No one is feeling the pinch of this threat more than Oracle, which commands 41% of the relational database market. The company has found itself wrestling with a growing number of security vulnerabilities not just with its databases but across its entire product line. Its most recent quarterly critical patch update release addressed 82 vulnerabilities across its database, application server, collaboration suite, E-business suite, and Enterprise Manager products, as well as products inherited from its PeopleSoft and JD Edwards acquisitions. The previous update, in October, addressed 85 vulnerabilities, the highest number since Oracle first started offering quarterly critical patch updates in January 2005.
The most serious concerns related to the security of Oracle's database systems were voiced in January, when several researchers and analysts took Oracle to task for flaws in its products and for its patching policies. David Litchfield, managing director of Next Generation Security Software, gave a presentation at a Black Hat conference on a new vulnerability in Oracle's Procedural Language extension to SQL and posted a brief description of the problem to the Bugtraq and Full Disclosure security mailing lists. The flaw, which Litchfield called critical, lies in the Oracle PLSQL gateway and can let an attacker grab control of an Oracle database server via a compromised Web server.
Litchfield proceeded to post to Bugtraq so-called workaround solutions that users could implement to keep the vulnerability from being exploited, but Oracle countered that these workarounds kept certain E-business apps from working properly. Oracle plans to fix the bug in an upcoming critical patch update but hasn't said if the fix would be available in time for the next update in April. The company maintains that it can issue an emergency patch for the PLSQL problem should an exploit surface.

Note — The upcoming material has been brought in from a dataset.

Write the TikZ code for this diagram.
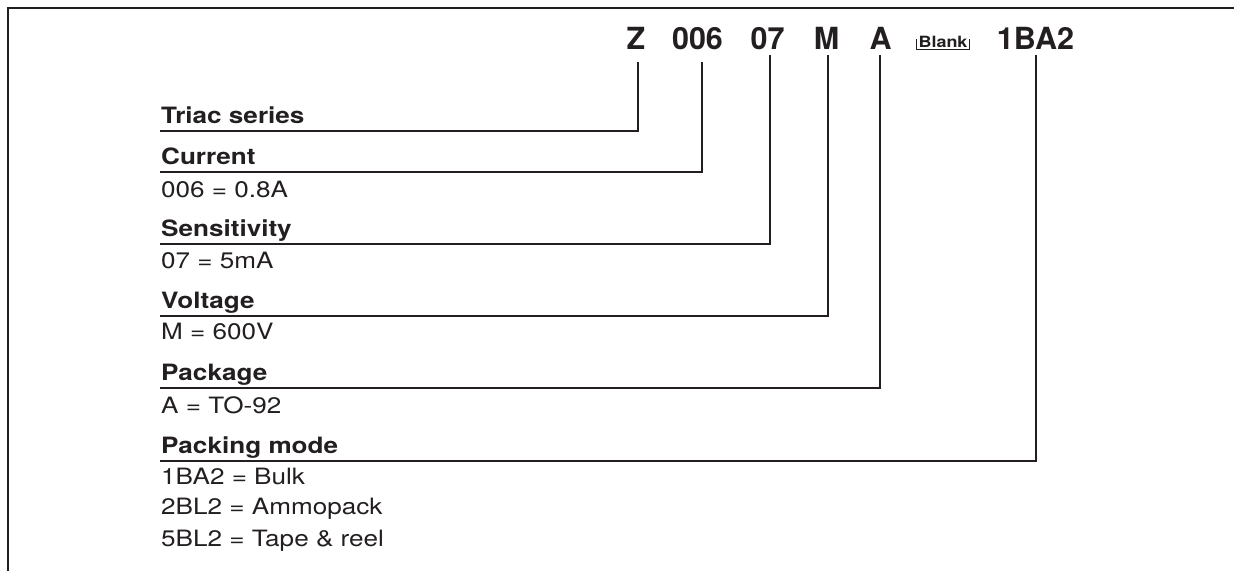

Also in January, Alexander Kornbrust, CEO of security research and consulting firm Red-Database-Security, reported that an Oracle security feature called transparent data encryption was storing its master encryption key unencrypted in the system global area, which is Oracle's structural memory that aids the transfer of data between clients and an Oracle database. Kornbrust's conclusion: A skilled attacker or nonsecurity database administrator could retrieve the plaintext master key, which would let that person decrypt all data encrypted using that key. Oracle says it addressed this issue in January's critical patch update.
While neither of these vulnerabilities is within the database itself, they show how applications that request information from an Oracle database could be compromised. "We all have some concerns about the future of attacks against applications and databases," says Howard Schmidt, a former White House cybersecurity adviser and former chief security officer at eBay and Microsoft. "The biggest issue is when you start laying your Web infrastructure over these back-end applications."
Oracle's past two critical patch updates addressed 37 and 38 vulnerabilities affecting database versions, including 8i, 9i, and 10g. Another 20 vulnerabilities patched by both updates involved the company's application server. Oracle's database security features include integrated encryption, protection against log tampering, and advanced auditing capabilities. Yet "all of this becomes meaningless because they have poor practices around dealing with vulnerabilities and patching," says Gartner analyst Richard Mogull.